In: Accounting
Which of the following inventory valuation methods minimizes income tax expense during a period of rising inventory costs?
a first-in, first-out
b. last-in, first-out
c. weighted-average
d. specific identification
Answer: b) last-in, first-out (LIFO) inventory valuation method minimizes income tax expense during a period of rising inventory costs.
The Inventory valuation method uses directly affected the company " Cost of good sold", which is an expense. The higher the expenses lower the net income, and hence the lower income tax liability. In usually, the first-in, first-out (FIFO) inventory valuation method will produce a higher net income,hence a higher tax liability, than the LIFO method.
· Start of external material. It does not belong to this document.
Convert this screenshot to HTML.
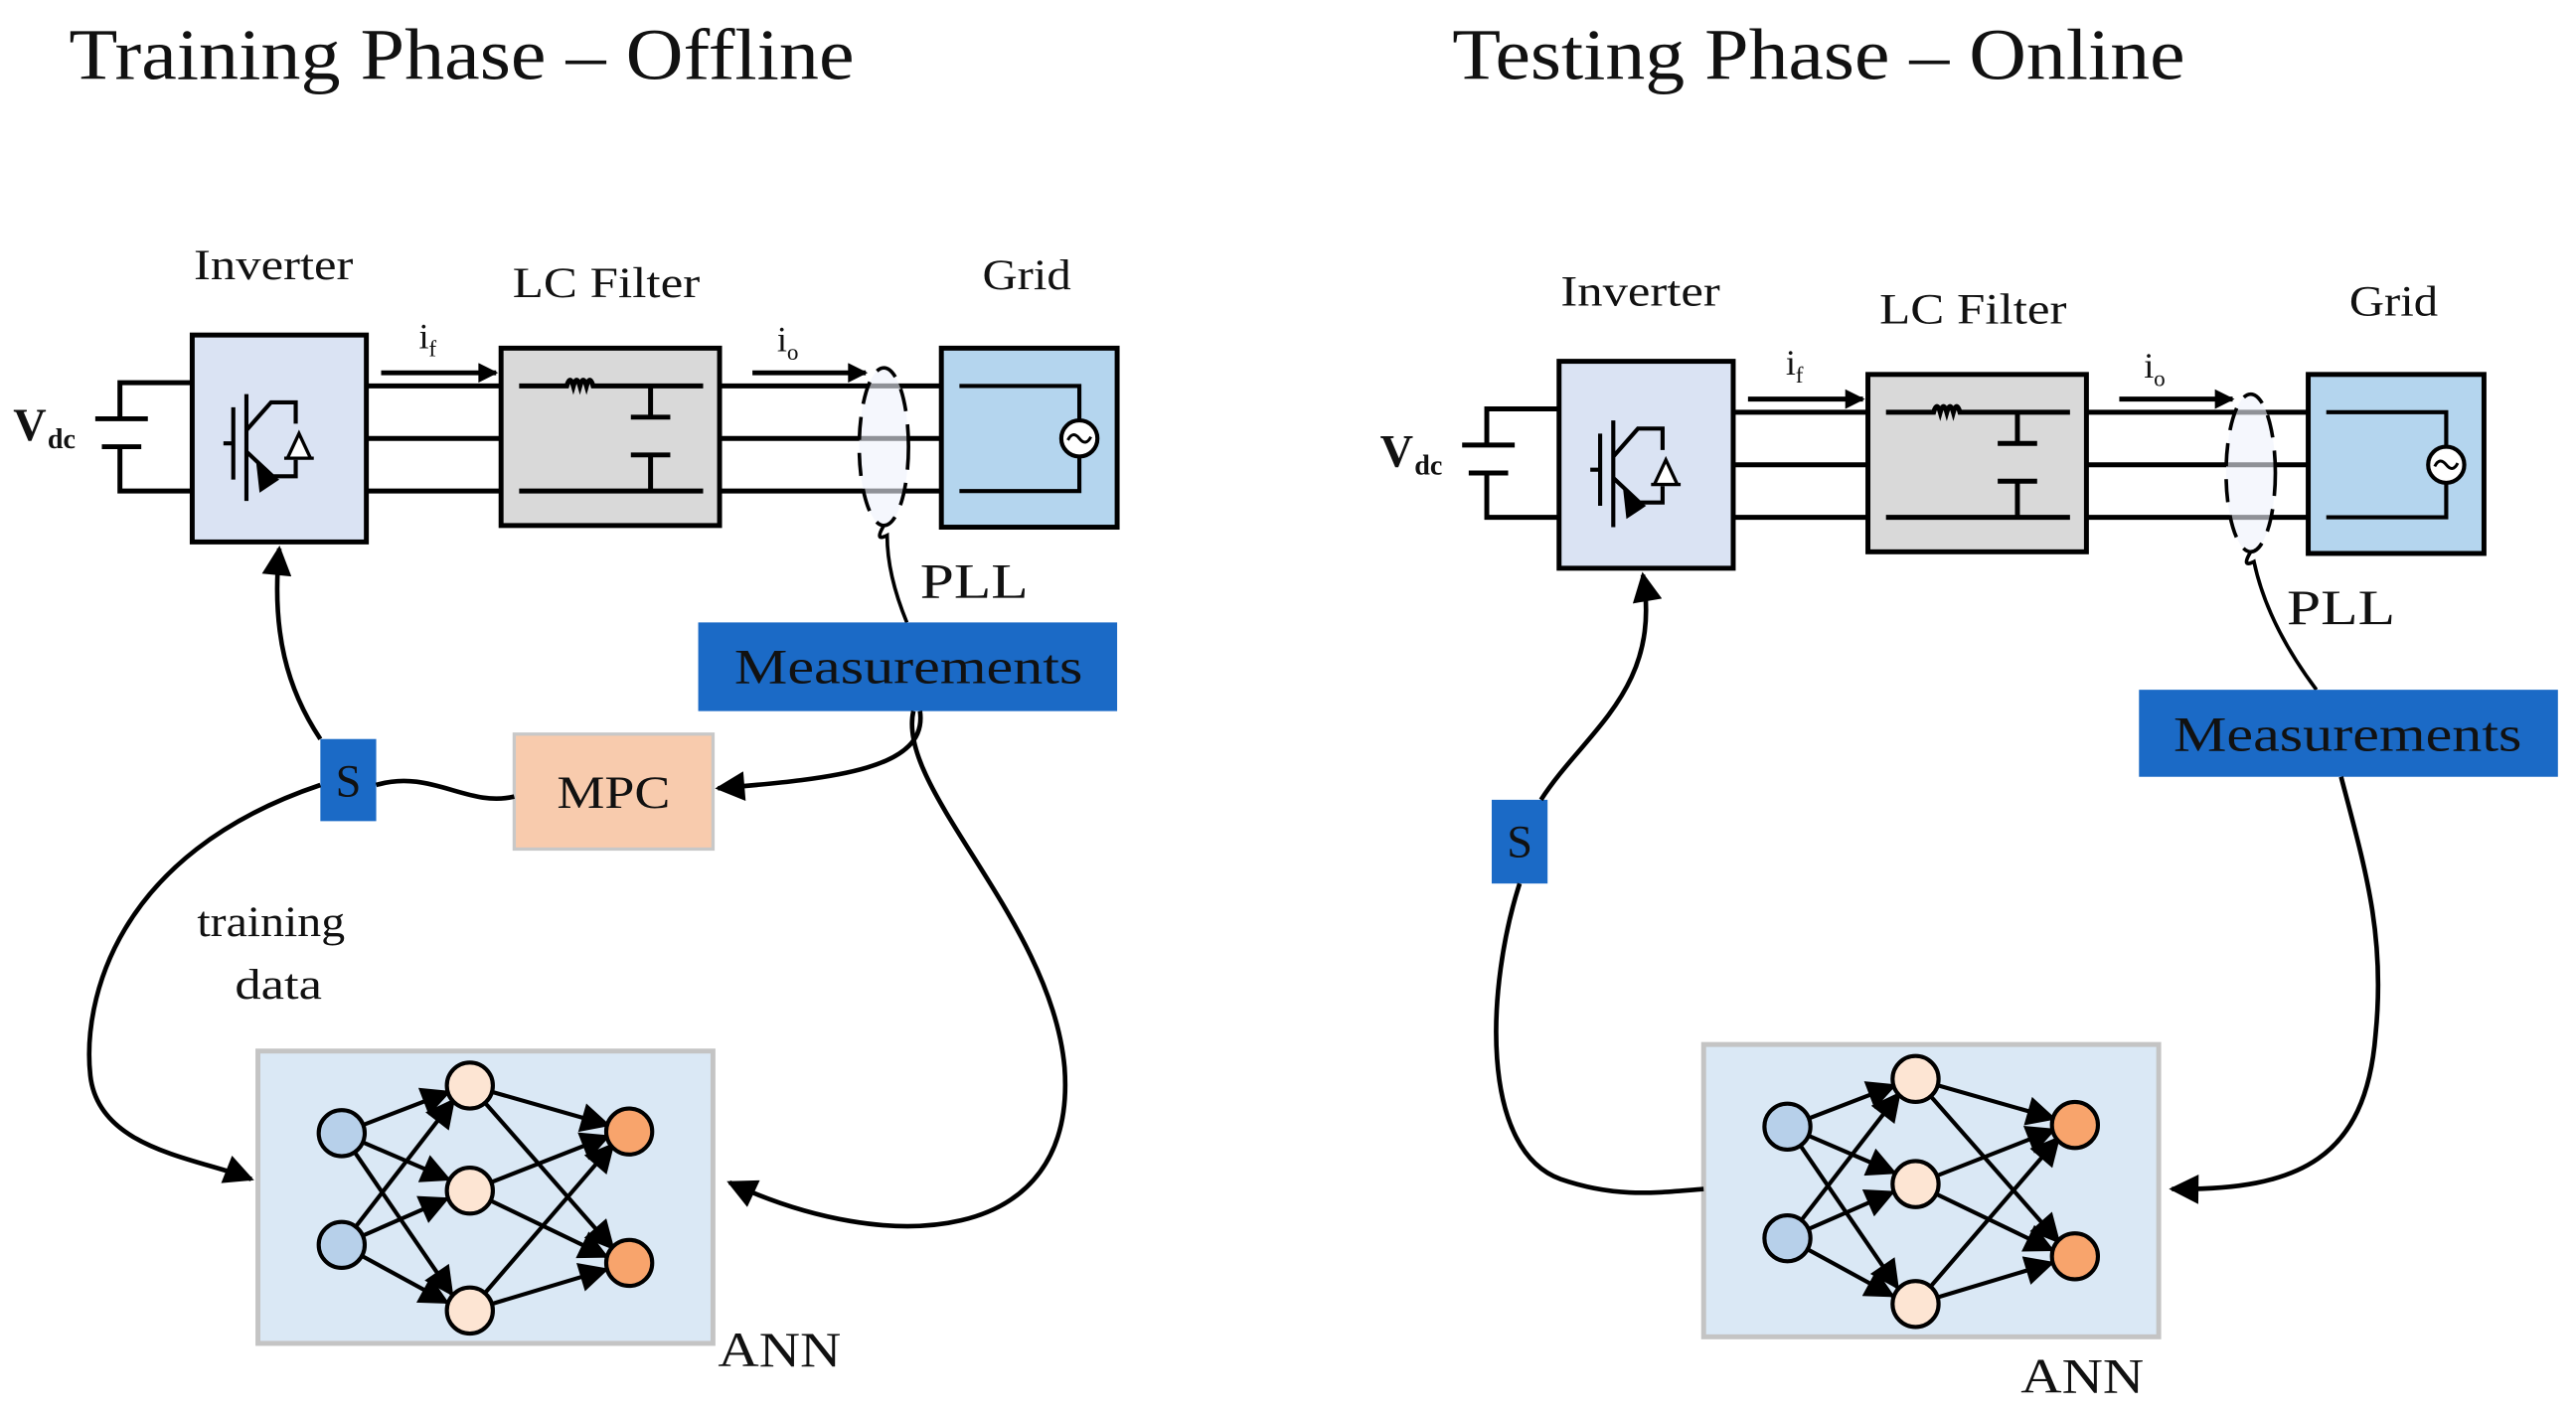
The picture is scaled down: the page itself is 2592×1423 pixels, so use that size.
<!DOCTYPE html>
<html><head><meta charset="utf-8"><style>
html,body{margin:0;padding:0;background:#fff;}
svg{display:block;}
text{font-family:"Liberation Serif",serif;fill:#111;}
</style></head><body>
<svg width="2592" height="1423" viewBox="0 0 1568 861" preserveAspectRatio="none" xmlns="http://www.w3.org/2000/svg">
<defs>
<marker id="ah" viewBox="0 0 10 10" refX="9" refY="5" markerWidth="14" markerHeight="12" orient="auto" markerUnits="userSpaceOnUse">
<path d="M0,0 L10,5 L0,10 z" fill="#000"/></marker>
<marker id="ab" viewBox="0 0 10 10" refX="9" refY="5" markerWidth="22" markerHeight="18" orient="auto" markerUnits="userSpaceOnUse">
<path d="M0,0 L10,5 L0,10 z" fill="#000"/></marker>
<g id="circ">
  <path d="M117 233 H73 V255 M58 255 H90 M62 272 H86 M73 272 V299 H117" stroke="#000" stroke-width="3" fill="none"/>
  <text x="8" y="268" font-size="28" font-weight="bold">V</text><text x="29" y="273" font-size="17" font-weight="bold">dc</text>
  <path d="M223 235 H305 M223 267 H305 M223 299 H305 M438 235 H573 M438 267 H573 M438 299 H573" stroke="#000" stroke-width="3"/>
  <rect x="117" y="204" width="106" height="126" fill="#dae3f3" stroke="#000" stroke-width="3"/>
  <path d="M142 248 V292 M136 270 H142 M150 240 V305 M150 262 L165 245 H180 V258 M150 275 L166 290 H180 V280" stroke="#000" stroke-width="2.5" fill="none"/>
  <path d="M156 282 L170 292 L158 300 z" fill="#000"/>
  <path d="M173 279 H191 M182 264 L175 279 H189 z" stroke="#000" stroke-width="2" fill="#fff"/>
  <text x="118" y="170" font-size="26" textLength="97" lengthAdjust="spacingAndGlyphs">Inverter</text>
  <path d="M232 227 H302" stroke="#000" stroke-width="3" marker-end="url(#ah)"/>
  <text x="255" y="212" font-size="22">i</text><text x="261" y="217" font-size="14">f</text>
  <rect x="305" y="212" width="133" height="108" fill="#d9d9d9" stroke="#000" stroke-width="3"/>
  <path d="M316 235 H345 Q347 228 349 235 Q351 228 353 235 Q355 228 357 235 Q359 228 361 235 H428 M396 235 V254 M384 254 H408 M384 277 H408 M396 277 V299 M316 299 H428" stroke="#000" stroke-width="3" fill="none"/>
  <text x="312" y="181" font-size="26" textLength="114" lengthAdjust="spacingAndGlyphs">LC Filter</text>
  <path d="M458 227 H527" stroke="#000" stroke-width="3" marker-end="url(#ah)"/>
  <text x="473" y="214" font-size="22">i</text><text x="479" y="219" font-size="14">o</text>
  <rect x="573" y="212" width="107" height="109" fill="#b4d5ee" stroke="#000" stroke-width="3"/>
  <path d="M584 235 H657 V299 H584" stroke="#000" stroke-width="2.5" fill="none"/>
  <circle cx="657" cy="267" r="11" fill="#fff" stroke="#000" stroke-width="2.5"/>
  <path d="M650 268 Q653 262 657 267 Q661 272 664 266" stroke="#000" stroke-width="1.8" fill="none"/>
  <text x="598" y="176" font-size="26" textLength="54" lengthAdjust="spacingAndGlyphs">Grid</text>
  <ellipse cx="538" cy="272" rx="15" ry="48" fill="#eef2fb" fill-opacity="0.6" stroke="#000" stroke-width="2.2" stroke-dasharray="14 8"/>
</g>
<g id="ann">
  <rect x="157" y="640" width="277" height="178" fill="#dae8f5" stroke="#c4c4c4" stroke-width="3"/>
  <g stroke="#000" stroke-width="2.5" marker-end="url(#ab)">
    <line x1="208" y1="690" x2="273" y2="665"/><line x1="208" y1="690" x2="273" y2="718"/><line x1="208" y1="690" x2="275" y2="788"/>
    <line x1="208" y1="758" x2="276" y2="670"/><line x1="208" y1="758" x2="272" y2="730"/><line x1="208" y1="758" x2="272" y2="793"/>
    <line x1="286" y1="661" x2="370" y2="685"/><line x1="286" y1="661" x2="373" y2="760"/>
    <line x1="286" y1="725" x2="370" y2="692"/><line x1="286" y1="725" x2="369" y2="765"/>
    <line x1="286" y1="798" x2="373" y2="697"/><line x1="286" y1="798" x2="369" y2="773"/>
  </g>
  <g stroke="#000" stroke-width="2.5">
    <circle cx="208" cy="690" r="14" fill="#b7d0ea"/><circle cx="208" cy="758" r="14" fill="#b7d0ea"/>
    <circle cx="286" cy="661" r="14" fill="#fde5d3"/><circle cx="286" cy="725" r="14" fill="#fde5d3"/><circle cx="286" cy="798" r="14" fill="#fde5d3"/>
    <circle cx="383" cy="689" r="14" fill="#f8a46c"/><circle cx="383" cy="769" r="14" fill="#f8a46c"/>
  </g>
</g>
</defs>

<text x="42" y="48" font-size="44" textLength="478" lengthAdjust="spacingAndGlyphs">Training Phase – Offline</text>
<text x="884" y="48" font-size="44" textLength="446" lengthAdjust="spacingAndGlyphs">Testing Phase – Online</text>

<use href="#circ"/>
<use href="#ann"/>
<text x="437" y="832" font-size="30" textLength="75" lengthAdjust="spacingAndGlyphs">ANN</text>
<text x="560" y="364" font-size="30" textLength="66" lengthAdjust="spacingAndGlyphs">PLL</text>
<path d="M538 320 Q532 330 540 326 Q540 350 552 379" stroke="#000" stroke-width="2.2" fill="none"/>
<rect x="425" y="379" width="255" height="54" fill="#1b6ac6"/>
<text x="447" y="416" font-size="30" textLength="212" lengthAdjust="spacingAndGlyphs">Measurements</text>
<rect x="313" y="447" width="121" height="70" fill="#f8cbad" stroke="#c8c8c8" stroke-width="2"/>
<text x="339" y="492" font-size="28" textLength="69" lengthAdjust="spacingAndGlyphs">MPC</text>
<rect x="195" y="450" width="34" height="50" fill="#1b6ac6"/>
<text x="212" y="485" font-size="28" text-anchor="middle">S</text>
<text x="120" y="570" font-size="26" textLength="90" lengthAdjust="spacingAndGlyphs">training</text>
<text x="143" y="608" font-size="26" textLength="53" lengthAdjust="spacingAndGlyphs">data</text>
<g stroke="#000" stroke-width="2.8" fill="none">
  <path d="M195 450 C175 420 165 385 170 334" marker-end="url(#ab)"/>
  <path d="M313 485 C285 492 262 468 229 478"/>
  <path d="M560 433 C565 468 510 474 437 480" marker-end="url(#ab)"/>
  <path d="M556 433 C545 480 640 560 648 650 C656 760 540 765 444 720" marker-end="url(#ab)"/>
  <path d="M195 478 C70 520 50 610 55 655 C60 700 120 705 153 718" marker-end="url(#ab)"/>
</g>

<use href="#circ" transform="translate(832,16)"/>
<use href="#ann" transform="translate(880,-4)"/>
<text x="1230" y="848" font-size="30" textLength="75" lengthAdjust="spacingAndGlyphs">ANN</text>
<text x="1392" y="380" font-size="30" textLength="66" lengthAdjust="spacingAndGlyphs">PLL</text>
<path d="M1370 336 Q1364 346 1372 342 Q1380 380 1410 420" stroke="#000" stroke-width="2.2" fill="none"/>
<rect x="1302" y="420" width="255" height="53" fill="#1b6ac6"/>
<text x="1323" y="457" font-size="30" textLength="212" lengthAdjust="spacingAndGlyphs">Measurements</text>
<rect x="908" y="487" width="34" height="51" fill="#1b6ac6"/>
<text x="925" y="522" font-size="28" text-anchor="middle">S</text>
<g stroke="#000" stroke-width="2.8" fill="none">
  <path d="M938 487 C965 445 1012 420 1000 350" marker-end="url(#ab)"/>
  <path d="M925 538 C905 600 900 700 950 718 C985 730 1010 726 1037 724"/>
  <path d="M1425 473 C1440 530 1452 570 1446 630 C1440 705 1400 725 1322 724" marker-end="url(#ab)"/>
</g>
</svg>
</body></html>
An example a ABC Company buys a pen on january 1 for $50. On June 1, it buys Same pen for $60, and on October1, it buys yet another same pen for $75. On November1, the company sells one of the pens. It bought the pens at three different prices,so what cost should its cost of goods sold.
FIFO method: under the FIFO method, the first item purchased is also the first one sold. hence the cost of goods sold would be $50.Since this is the lowest-cost item in the example, profits would be highest under FIFO. hence higher the profit, higher the income tax expense.
LIFO method: under the LIFO method, the last item purchased is also the first one sold. hence the cost of goods sold would be $75.Since this is the highest-cost item in the example, profits would be lowest under LIFO. hence lower the profit, lower the income tax expense.